1. “When the United States changes the capital structure of a company that it controls, transferring the value of stock held by Private Shareholders to the class of stock held exclusively by the United States, whether the Private Shareholders have a direct claim against the United States, or (as the Court of Federal Claims held) only derivative claims on behalf of the company.”
2. “The Court of Federal Claims held that, under the Tucker Act, claims by Private Shareholders of Fannie Mae (‘Fannie’) and Freddie Mac (‘Freddie,’ and together with Fannie, the ‘Companies’) for takings and illegal exaction were against the United States, and thus within that court’s subject-matter jurisdiction, because the Federal Housing Finance Agency (the ‘Agency’) remains the United States when acting as conservator of the Companies. If the United States contests that holding, this issue is presented: Whether the Court of Federal Claims has jurisdiction, under the Tucker Act, over Private Shareholders’ claims that an amendment of a stock-purchase agreement between the Agency (as conservator for the Companies) and the United States Department of the Treasury (‘Treasury’) was a taking (or illegal exaction) by ‘the United States.’”
3. “Whether the Court of Federal Claims erred in holding that the United States, as ‘conservator’ (through the Agency) and shareholder (through Treasury) of the Companies, had no fiduciary duty to the private, non-government shareholders, and therefore erred in holding that the court lacked subject-matter jurisdiction over the Private Shareholders’ claims that the United States breached that fiduciary duty by diverting to itself all future profits of the Companies.”
4. “Whether the Court of Federal Claims erred in holding that private, non-government shareholders in the Companies were not third-party beneficiaries of the implied-in-fact contracts between the United States (via the Agency) and the Companies, by which the Companies consented to conservatorship, and therefore erred in holding that the court lacked subject-matter jurisdiction over the Private Shareholders’ claim that the United States breached those implied-in-fact contracts by diverting to itself essentially all future profits of the Companies.”

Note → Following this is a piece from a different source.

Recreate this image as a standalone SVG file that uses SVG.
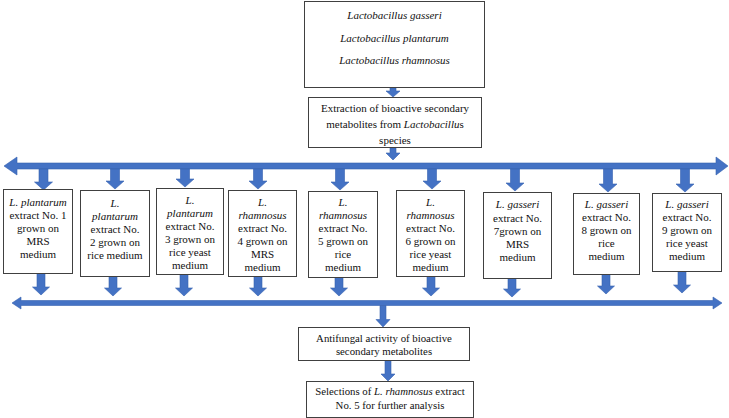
<svg xmlns="http://www.w3.org/2000/svg" width="729" height="418" viewBox="0 0 729 418">
<style>
.box{fill:#fff;stroke:#404040;stroke-width:1}
.t{font-family:"Liberation Serif","Times New Roman","DejaVu Serif",serif;font-size:11px;fill:#111;text-anchor:middle}
.s{font-size:10.8px}
.i{font-style:italic}
.ar{fill:#4472C4;stroke:#3561b0;stroke-width:0.6}
</style>
<rect width="729" height="418" fill="#fff"/>
<g id="connectors">
<path class="ar" d="M390,88 h6 v3 h4 l-7,6 l-7,-6 h4 z"/>
<path class="ar" d="M390,148 h6 v5 h4 l-7,7 l-7,-7 h4 z"/>
<path class="ar" d="M4,166 L17,157 V163 H716 V157 L728,166 L716,175 V169 H17 V175 Z"/>
<path class="ar" d="M39,169 h9 v13 h4.5 l-9,8 l-9,-8 h4.5 z"/>
<path class="ar" d="M110.5,169 h9 v12 h4.5 l-9,8 l-9,-8 h4.5 z"/>
<path class="ar" d="M180.5,169 h9 v10 h4.5 l-9,8 l-9,-8 h4.5 z"/>
<path class="ar" d="M253.5,169 h9 v12 h4.5 l-9,8 l-9,-8 h4.5 z"/>
<path class="ar" d="M335.5,169 h9 v13 h4.5 l-9,8 l-9,-8 h4.5 z"/>
<path class="ar" d="M427.5,169 h9 v12 h4.5 l-9,8 l-9,-8 h4.5 z"/>
<path class="ar" d="M510.5,169 h9 v14 h4.5 l-9,8 l-9,-8 h4.5 z"/>
<path class="ar" d="M603.5,169 h9 v15 h4.5 l-9,8 l-9,-8 h4.5 z"/>
<path class="ar" d="M680.5,169 h9 v15 h4.5 l-9,8 l-9,-8 h4.5 z"/>
<path class="ar" d="M37,273 h8 v14 h4.5 l-8.5,8 l-8.5,-8 h4.5 z"/>
<path class="ar" d="M109,276 h8 v12 h4.5 l-8.5,8 l-8.5,-8 h4.5 z"/>
<path class="ar" d="M180,274 h8 v14 h4.5 l-8.5,8 l-8.5,-8 h4.5 z"/>
<path class="ar" d="M254,276 h8 v12 h4.5 l-8.5,8 l-8.5,-8 h4.5 z"/>
<path class="ar" d="M335,277 h8 v11 h4.5 l-8.5,8 l-8.5,-8 h4.5 z"/>
<path class="ar" d="M427,276 h8 v12 h4.5 l-8.5,8 l-8.5,-8 h4.5 z"/>
<path class="ar" d="M508,278 h8 v11 h4.5 l-8.5,8 l-8.5,-8 h4.5 z"/>
<path class="ar" d="M602,274 h8 v12 h4.5 l-8.5,8 l-8.5,-8 h4.5 z"/>
<path class="ar" d="M678,271 h8 v14 h4.5 l-8.5,8 l-8.5,-8 h4.5 z"/>
<path class="ar" d="M12,303 L21,297 V300.5 H713 V297 L722,303 L713,309 V305.5 H21 V309 Z"/>
<path class="ar" d="M380,305.5 h6 v14 h4 l-7,7.5 l-7,-7.5 h4 z"/>
<path class="ar" d="M385,360 h6 v14 h4 l-7,7 l-7,-7 h4 z"/>
</g>
<g id="n-species">
<rect class="box" x="304.5" y="1.5" width="180" height="86"/>
<text class="t i" x="394.5" y="19">Lactobacillus gasseri</text>
<text class="t i" x="394.5" y="42">Lactobacillus plantarum</text>
<text class="t i" x="394.5" y="64">Lactobacillus rhamnosus</text>
</g>
<g id="n-extraction">
<rect class="box" x="308.5" y="97.5" width="173" height="50"/>
<text class="t" x="395" y="112">Extraction of bioactive secondary</text>
<text class="t" x="395" y="128">metabolites from <tspan class="i">Lactobacillu</tspan>s</text>
<text class="t" x="395" y="144">species</text>
</g>
<g id="n-ex1">
<rect class="box" x="3.5" y="189.5" width="69" height="84"/>
<text class="t i" x="38" y="206">L. plantarum</text>
<text class="t" x="38" y="219">extract No. 1</text>
<text class="t" x="38" y="232">grown on</text>
<text class="t" x="38" y="245">MRS</text>
<text class="t" x="38" y="258">medium</text>
</g>
<g id="n-ex2">
<rect class="box" x="80.5" y="190.5" width="69" height="86"/>
<text class="t i" x="115" y="207" font-size="12px">L.</text>
<text class="t i" x="115" y="220">plantarum</text>
<text class="t" x="115" y="233">extract No.</text>
<text class="t" x="115" y="246">2 grown on</text>
<text class="t" x="115" y="259">rice medium</text>
</g>
<g id="n-ex3">
<rect class="box" x="156.5" y="188.5" width="67" height="86"/>
<text class="t i" x="190" y="204">L.</text>
<text class="t i" x="190" y="217">plantarum</text>
<text class="t" x="190" y="230">extract No.</text>
<text class="t" x="190" y="243">3 grown on</text>
<text class="t" x="190" y="256">rice yeast</text>
<text class="t" x="190" y="269">medium</text>
</g>
<g id="n-ex4">
<rect class="box" x="228.5" y="190.5" width="68" height="86"/>
<text class="t i" x="262.5" y="206">L.</text>
<text class="t i" x="262.5" y="219">rhamnosus</text>
<text class="t" x="262.5" y="232">extract No.</text>
<text class="t" x="262.5" y="245">4 grown on</text>
<text class="t" x="262.5" y="258">MRS</text>
<text class="t" x="262.5" y="271">medium</text>
</g>
<g id="n-ex5">
<rect class="box" x="308.5" y="191.5" width="69" height="86"/>
<text class="t i" x="343" y="206">L.</text>
<text class="t i" x="343" y="219">rhamnosus</text>
<text class="t" x="343" y="232">extract No.</text>
<text class="t" x="343" y="245">5 grown on</text>
<text class="t" x="343" y="258">rice</text>
<text class="t" x="343" y="271">medium</text>
</g>
<g id="n-ex6">
<rect class="box" x="396.5" y="190.5" width="68" height="86"/>
<text class="t i" x="430.5" y="206">L.</text>
<text class="t i" x="430.5" y="219">rhamnosus</text>
<text class="t" x="430.5" y="232">extract No.</text>
<text class="t" x="430.5" y="245">6 grown on</text>
<text class="t" x="430.5" y="258">rice yeast</text>
<text class="t" x="430.5" y="271">medium</text>
</g>
<g id="n-ex7">
<rect class="box" x="483.5" y="192.5" width="68" height="86"/>
<text class="t i" x="517.5" y="208">L. gasseri</text>
<text class="t" x="517.5" y="222">extract No.</text>
<text class="t" x="517.5" y="235">7grown on</text>
<text class="t" x="517.5" y="248">MRS</text>
<text class="t" x="517.5" y="261">medium</text>
</g>
<g id="n-ex8">
<rect class="box" x="573.5" y="193.5" width="66" height="81"/>
<text class="t i" x="606.5" y="208">L. gasseri</text>
<text class="t" x="606.5" y="221">extract No.</text>
<text class="t" x="606.5" y="234">8 grown on</text>
<text class="t" x="606.5" y="247">rice</text>
<text class="t" x="606.5" y="260">medium</text>
</g>
<g id="n-ex9">
<rect class="box" x="652.5" y="193.5" width="69" height="78"/>
<text class="t i" x="687" y="208">L. gasseri</text>
<text class="t" x="687" y="221">extract No.</text>
<text class="t" x="687" y="234">9 grown on</text>
<text class="t" x="687" y="247">rice yeast</text>
<text class="t" x="687" y="260">medium</text>
</g>
<g id="n-antifungal">
<rect class="box" x="298.5" y="327.5" width="171" height="33"/>
<text class="t s" x="384" y="342">Antifungal activity of bioactive</text>
<text class="t s" x="384" y="355">secondary metabolites</text>
</g>
<g id="n-selection">
<rect class="box" x="306.5" y="381.5" width="167" height="36"/>
<text class="t s" x="390" y="395">Selections of <tspan class="i">L. rhamnosus</tspan> extract</text>
<text class="t s" x="390" y="409">No. 5 for further analysis</text>
</g>
</svg>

1. “We [] affirm the Claims Court’s decision to dismiss shareholders’ direct breach of contract claims…. although the Claims Court dismissed on jurisdictional grounds and we find that the complaints do not state a claim upon which relief may be granted, we find this alternative ground for dismissal harmless…. The Claims Court dismissed shareholders’ direct takings and illegal exaction claims for lack of standing, on the grounds that those claims were substantively derivative in nature…. although the Claims Court dismissed shareholders’ claims on standing grounds and we find that shareholders’ complaints do not adequately state a claim upon which relief may be granted, we find the Claims Court’s reliance on this incorrect ground of dismissal harmless and affirm.”
2. “The Tucker Act grants the Claims Court subject matter jurisdiction over ‘any claim against the United States founded either upon the Constitution, or any Act of Congress or any regulation of an executive department, or upon any express or implied contract with the United States….’ The shareholders’ challenges to the net worth sweep may only proceed, therefore, if they are properly pled as claims ‘against the United States.’ …For these reasons, the shareholders’ claims are “against the United States” and the Claims Court properly exercised jurisdiction.”
3. “The Claims Court correctly recognized that shareholders failed to allege a breach of fiduciary duty claim against Treasury founded on a contract. We hold that the Claims Court correctly dismissed all the shareholders’ direct fiduciary duty claims for lack of subject matter jurisdiction.”
4. “We [] affirm the Claims Court’s decision to dismiss shareholders’ direct breach of contract claims. Again, although the Claims Court dismissed on jurisdictional grounds and we find that the complaints do not state a claim upon which relief may be granted, we find this alternative ground for dismissal harmless.”
“The government cross-appeals the portions of the Claims Court’s judgment denying its motion to dismiss shareholders’ derivative claims. Because we conclude that the Claims Court correctly dismissed shareholders’ directly pled claims but erred in not dismissing shareholders’ derivatively pled allegations, we affirm-in-part and reverse-in-part.”